What an amazing project to work on. 29 Portals made for The Whitney Museum of American Art store.
I love how ideas, inspirations, meld & reveal themselves. This is how it came to be:
1 - A walk through the Whitney Museum with Lauri, head of product development, during which I discovered a painting by Forest Bess that I loved
2 - The experience of being in the new museum building & then learning about architect Renzo Piano's inspiration
3 - Lauri saying to me how she liked the idea that people took a little piece of their experience of the museum home with them
4 - The recent XL portals I had just made for the Landscape installation at Lawson-Fenning in Los Angeles and the idea of a portal being a window to another time, place or experience
Forrest Bess created a visual vocabulary of primordial images loaded with symbolic meaning in his paintings. His work feels deep and meaningful to me.

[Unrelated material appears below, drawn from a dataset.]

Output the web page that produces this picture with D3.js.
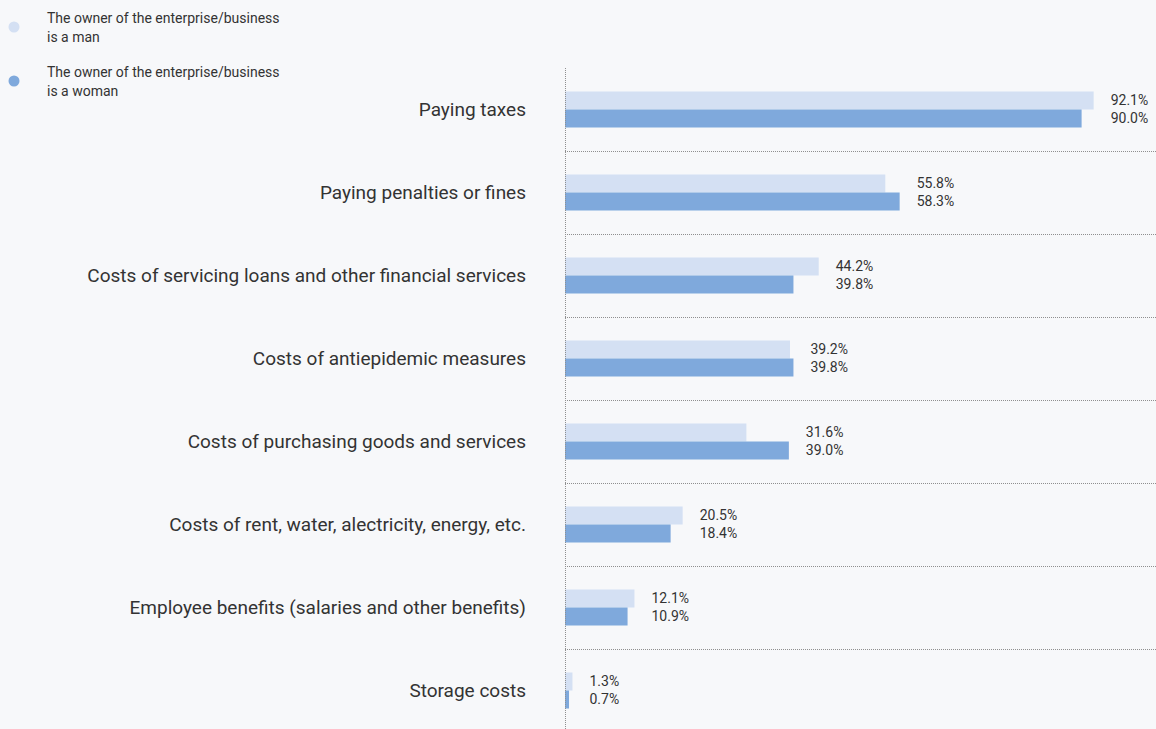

In my ceramic work I have drawn to images of sky, nature and energy that have been reducing to simplified geometric symbols, shapes and lines.
For these portals I attempt to combine them to symbolize the experience of art, city, sky, & building while at The Whitney. And bring them all together in a small 'portal' that a museum visitor could take home with them.



In this video architect Renzo Piano talks about 'Largo' -an open space. He also speaks of the building in relation to the water, the city and the people who are there to get lost in the art, but rooted in the reality of their surroundings.

PRESS RELEASE- MQuan Studio
May 12, 2017
Ceramicist Michele Quan of MQuan Studio has introduced a new collection of wall ornaments/plaques, created exclusively for The Whitney Museum Store in New York City’s meatpacking district. Quan refers to the stoneware plaques, which are hand crafted/built and hand-painted in her Brooklyn studio, as “portals,” as they are meant to be a physical remembrance of one’s experience of the museum, whether an interaction with a work on display, with the Renzo Piano-designed building, or with the city surrounding it.
No two pieces are alike in shape or motifs, but all were in some part inspired by Quan’s own experience at The Whitney. She was especially taken by Untitled (The Crown), a small-scale painting by the late Texas artist Forrest Bess, as well as the architecture of the museum, and the ability to walk outside and experience art on multiple terraces while simultaneously feeling immersed in the surrounding neighborhood.
“Forest Bess created a visual vocabulary of primordial images, loaded with symbolic meaning in his paintings and for these portals I drew from my own growing vocabulary of symbolic images that I use in my work,” explained Quan. Some of these images found their way onto the plaques, and are used to symbolize the water of the Hudson River, the sky, and even one’s own experience, both inside and outside.
There are 29 pieces in the collection, in sizes from extra small ($99) to large ($220). Each plaque is signed by the artist, hung from a hemp rope and sold with a hand-wrought iron nail.